Military Use of Sonar Sounds OK to Court

LOS ANGELES -- The nation's high court ruled today that the U.S. Navy can continue use of long-range sonar in exercises off the Southern California coast, dismissing claims that the practice was harmful to whales and rejecting a Los Angeles judge's decision that the Navy was not exempt from environmental laws.

The Navy uses high-power sonar off the coast to train sailors in identifying hostile submarines beneath the Pacific, but environmentalists have for years claimed that the results spell disaster for marine life in the region and elsewhere.

"Even if the plaintiffs have shown irreparable injury from the Navy's training exercises, any such injury is outweighed by the public interest in effective, realistic training of sailors," the U.S. Supreme Court's written opinion states.

Today's ruling upheld the case brought by the government, which argued that President Bush had the constitutional power to exempt the Navy from environmental laws curbing the use of long-range sonar in the  Pacific Ocean.
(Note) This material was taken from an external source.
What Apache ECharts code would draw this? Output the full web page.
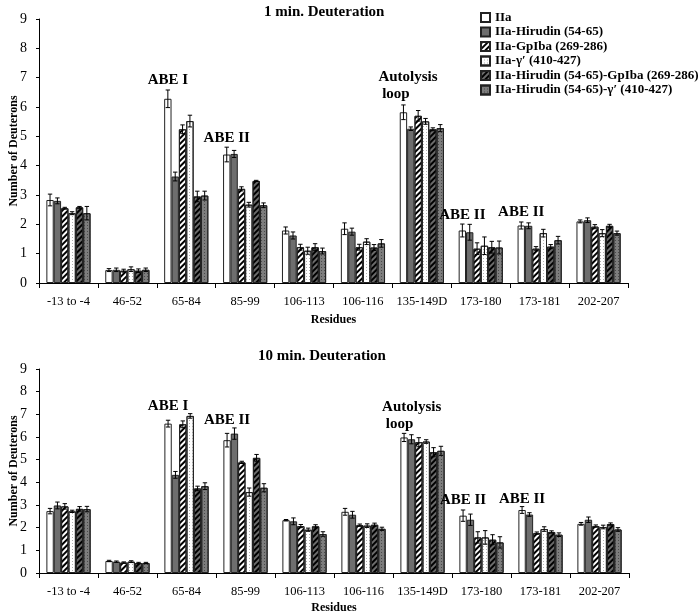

In February, U.S. District Judge Florence-Marie Cooper ruled that Bush had overstepped his authority by signing a waiver that allowed the Navy to keep using sonar even with whales nearby. The government argued the Navy's training exercises were "essential to national security."

Environmentalists, led by the Natural Resources Defense Council, believe the high-intensity sound waves produced by sonar hurt dolphins, whales and other marine mammals, causing them to beach themselves in some cases.

Some Navy sonar systems generate underwater sound waves as loud as 235 decibels, almost twice the noise levels of the rock band AC/DC in concert, according to the NRDC.
 
The high court's ruling rejects a preliminary injunction issued by Cooper on Jan. 3 that ordered the Navy to stop using sonar when marine mammals are within 2,200 yards, and to monitor its test area for one hour before tests begin to ensure no marine wildlife is in the area.